I haven't used it, but I'll try to summarize what I know for the folks asking general questions.
"The Lightning Experience" generally is a set of related products and tools from Salesforce. It's based on a live-updating model (as opposed to Salesforce's old-style whole page refresh model) and has a new visual and UX design system targeting mobile.
They're trying to bring everyone along to their new model, but they clearly understand it will take a while: they've built an experience switcher in the main menu and have invested heavily in adoption tooling.
The honest truth is that Lightning Components are just vendor lock-in.

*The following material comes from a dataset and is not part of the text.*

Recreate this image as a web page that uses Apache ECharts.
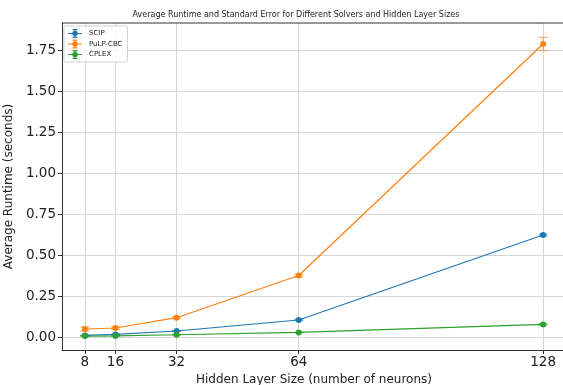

Once you buy into lightning, you wind up using their proprietary communication channels and their proprietary component library (which this press release makes clear isn't open sourced).

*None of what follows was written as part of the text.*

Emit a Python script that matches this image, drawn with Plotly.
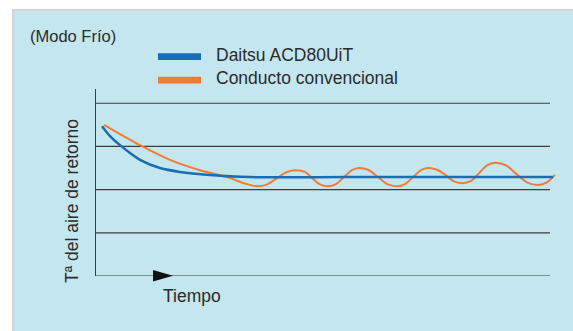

If you want to change backends to something better, you can't because while the backend will port rather directly, the front-end will not.
Then there's also the fact (unless things have changed dramatically in the past few months) that writing your front-end in Vue or React will result in much faster UI experiences and finding developers to maintain it will be easier and cheaper (Salesforce devs are generally a bit more expensive).
I think the honest truth is that the only people going to be using LWC are Salesforce developers on the Salesforce platform, they're already locked in.
> live-updating ... as opposed to ... whole page refresh
Does that mean that changes in data on the server are automatically pushed to the client, i.e. if you're viewing a customer and someone else is editing that customer, you will see the data in your view change in real time?
Or is it just using AJAX instead of traditional server-side rendering?
"The Lightning Experience" generally is a set of related products and tools from Salesforce. It's based on a live-updating model (as opposed to Salesforce's old-style whole page refresh model) and has a new visual and UX design system targeting mobile.
They're trying to bring everyone along to their new model, but they clearly understand it will take a while: they've built an experience switcher in the main menu and have invested heavily in adoption tooling.